Task to carry out: Restate the material word for word and leave out anything that is a picture.

-- START OF Data section --

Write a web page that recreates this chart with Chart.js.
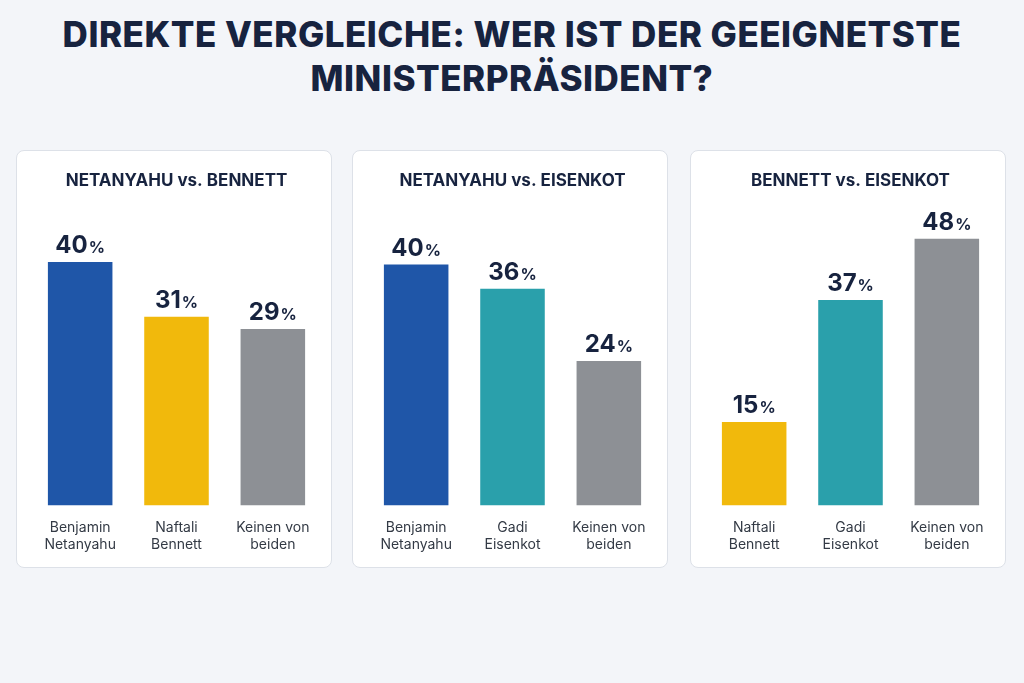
<!DOCTYPE html>
<html><head><meta charset="utf-8">
<script src="https://cdn.jsdelivr.net/npm/chart.js@4"></script>
<style>
body{margin:0;background:#f3f5f9;font-family:Inter,"Noto Sans",sans-serif;width:1024px;height:683px;overflow:hidden}
h1{margin:0;position:absolute;top:12px;left:0;width:1024px;text-align:center;font-size:35px;line-height:44px;font-weight:800;color:#17233f;letter-spacing:0.5px}
.panel{position:absolute;top:150px;width:316px;height:418px;background:#fff;border:1px solid #dde1e8;border-radius:8px;box-sizing:border-box}
canvas{display:block}
</style></head><body>
<h1>DIREKTE VERGLEICHE: WER IST DER GEEIGNETSTE<br>MINISTERPRÄSIDENT?</h1>
<div class="panel" style="left:16px"><canvas id="c1"></canvas></div>
<div class="panel" style="left:352px"><canvas id="c2"></canvas></div>
<div class="panel" style="left:690px"><canvas id="c3"></canvas></div>
<script>
const titles = ['NETANYAHU vs. BENNETT', 'NETANYAHU vs. EISENKOT', 'BENNETT vs. EISENKOT'];
const labels1 = [['Benjamin', 'Netanyahu'], ['Naftali', 'Bennett'], ['Keinen von', 'beiden']];
const labels2 = [['Benjamin', 'Netanyahu'], ['Gadi', 'Eisenkot'], ['Keinen von', 'beiden']];
const labels3 = [['Naftali', 'Bennett'], ['Gadi', 'Eisenkot'], ['Keinen von', 'beiden']];
const values1 = [40, 31, 29];
const values2 = [40, 36, 24];
const values3 = [15, 37, 48];
const yMax = [47, 47.5, 51.5];

const BLUE = '#1f56a8', YELLOW = '#f1b90c', GREY = '#8d9095', TEAL = '#2aa0ab';
const colors = [[BLUE, YELLOW, GREY], [BLUE, TEAL, GREY], [YELLOW, TEAL, GREY]];

const valueLabels = {
  id: 'valueLabels',
  afterDatasetsDraw(chart) {
    const ctx = chart.ctx;
    const meta = chart.getDatasetMeta(0);
    meta.data.forEach((bar, i) => {
      const v = String(chart.data.datasets[0].data[i]);
      ctx.save();
      ctx.fillStyle = '#17233f';
      ctx.textBaseline = 'alphabetic';
      ctx.font = 'bold 24px Inter, sans-serif';
      const w1 = ctx.measureText(v).width;
      ctx.font = 'bold 16px Inter, sans-serif';
      const w2 = ctx.measureText('%').width;
      const x0 = bar.x - (w1 + w2 + 1) / 2;
      const y = bar.y - 9;
      ctx.font = 'bold 24px Inter, sans-serif';
      ctx.fillText(v, x0, y);
      ctx.font = 'bold 16px Inter, sans-serif';
      ctx.fillText('%', x0 + w1 + 1, y);
      ctx.restore();
    });
  }
};

function makeChart(id, idx, labels, values) {
  new Chart(document.getElementById(id), {
    type: 'bar',
    data: { labels: labels, datasets: [{ data: values, backgroundColor: colors[idx], borderWidth: 0, barPercentage: 0.67, categoryPercentage: 1 }] },
    options: {
      responsive: false, animation: false,
      layout: { padding: { left: 15, right: 10, top: 10, bottom: 8 } },
      plugins: {
        legend: { display: false }, tooltip: { enabled: false },
        title: { display: true, text: titles[idx], color: '#17233f', font: { size: 17, weight: 'bold', family: 'Inter' }, padding: { top: 10, bottom: 28 } }
      },
      scales: {
        y: { display: false, min: 0, max: yMax[idx] },
        x: { grid: { display: false }, border: { display: false },
             ticks: { color: '#333a45', font: { size: 14, family: 'Inter' }, padding: 6 } }
      }
    },
    plugins: [valueLabels]
  });
}
['c1', 'c2', 'c3'].forEach(id => { const c = document.getElementById(id); c.width = 314; c.height = 416; });
makeChart('c1', 0, labels1, values1);
makeChart('c2', 1, labels2, values2);
makeChart('c3', 2, labels3, values3);
</script>
</body></html>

-- END OF Data section --

The result:
Write a web page that recreates this chart with Chart.js.
<!DOCTYPE html>
<html><head><meta charset="utf-8">
<script src="https://cdn.jsdelivr.net/npm/chart.js@4"></script>
<style>
body{margin:0;background:#f3f5f9;font-family:Inter,"Noto Sans",sans-serif;width:1024px;height:683px;overflow:hidden}
h1{margin:0;position:absolute;top:12px;left:0;width:1024px;text-align:center;font-size:35px;line-height:44px;font-weight:800;color:#17233f;letter-spacing:0.5px}
.panel{position:absolute;top:150px;width:316px;height:418px;background:#fff;border:1px solid #dde1e8;border-radius:8px;box-sizing:border-box}
canvas{display:block}
</style></head><body>
<h1>DIREKTE VERGLEICHE: WER IST DER GEEIGNETSTE<br>MINISTERPRÄSIDENT?</h1>
<div class="panel" style="left:16px"><canvas id="c1"></canvas></div>
<div class="panel" style="left:352px"><canvas id="c2"></canvas></div>
<div class="panel" style="left:690px"><canvas id="c3"></canvas></div>
<script>
const titles = ['NETANYAHU vs. BENNETT', 'NETANYAHU vs. EISENKOT', 'BENNETT vs. EISENKOT'];
const labels1 = [['Benjamin', 'Netanyahu'], ['Naftali', 'Bennett'], ['Keinen von', 'beiden']];
const labels2 = [['Benjamin', 'Netanyahu'], ['Gadi', 'Eisenkot'], ['Keinen von', 'beiden']];
const labels3 = [['Naftali', 'Bennett'], ['Gadi', 'Eisenkot'], ['Keinen von', 'beiden']];
const values1 = [40, 31, 29];
const values2 = [40, 36, 24];
const values3 = [15, 37, 48];
const yMax = [47, 47.5, 51.5];

const BLUE = '#1f56a8', YELLOW = '#f1b90c', GREY = '#8d9095', TEAL = '#2aa0ab';
const colors = [[BLUE, YELLOW, GREY], [BLUE, TEAL, GREY], [YELLOW, TEAL, GREY]];

const valueLabels = {
  id: 'valueLabels',
  afterDatasetsDraw(chart) {
    const ctx = chart.ctx;
    const meta = chart.getDatasetMeta(0);
    meta.data.forEach((bar, i) => {
      const v = String(chart.data.datasets[0].data[i]);
      ctx.save();
      ctx.fillStyle = '#17233f';
      ctx.textBaseline = 'alphabetic';
      ctx.font = 'bold 24px Inter, sans-serif';
      const w1 = ctx.measureText(v).width;
      ctx.font = 'bold 16px Inter, sans-serif';
      const w2 = ctx.measureText('%').width;
      const x0 = bar.x - (w1 + w2 + 1) / 2;
      const y = bar.y - 9;
      ctx.font = 'bold 24px Inter, sans-serif';
      ctx.fillText(v, x0, y);
      ctx.font = 'bold 16px Inter, sans-serif';
      ctx.fillText('%', x0 + w1 + 1, y);
      ctx.restore();
    });
  }
};

function makeChart(id, idx, labels, values) {
  new Chart(document.getElementById(id), {
    type: 'bar',
    data: { labels: labels, datasets: [{ data: values, backgroundColor: colors[idx], borderWidth: 0, barPercentage: 0.67, categoryPercentage: 1 }] },
    options: {
      responsive: false, animation: false,
      layout: { padding: { left: 15, right: 10, top: 10, bottom: 8 } },
      plugins: {
        legend: { display: false }, tooltip: { enabled: false },
        title: { display: true, text: titles[idx], color: '#17233f', font: { size: 17, weight: 'bold', family: 'Inter' }, padding: { top: 10, bottom: 28 } }
      },
      scales: {
        y: { display: false, min: 0, max: yMax[idx] },
        x: { grid: { display: false }, border: { display: false },
             ticks: { color: '#333a45', font: { size: 14, family: 'Inter' }, padding: 6 } }
      }
    },
    plugins: [valueLabels]
  });
}
['c1', 'c2', 'c3'].forEach(id => { const c = document.getElementById(id); c.width = 314; c.height = 416; });
makeChart('c1', 0, labels1, values1);
makeChart('c2', 1, labels2, values2);
makeChart('c3', 2, labels3, values3);
</script>
</body></html>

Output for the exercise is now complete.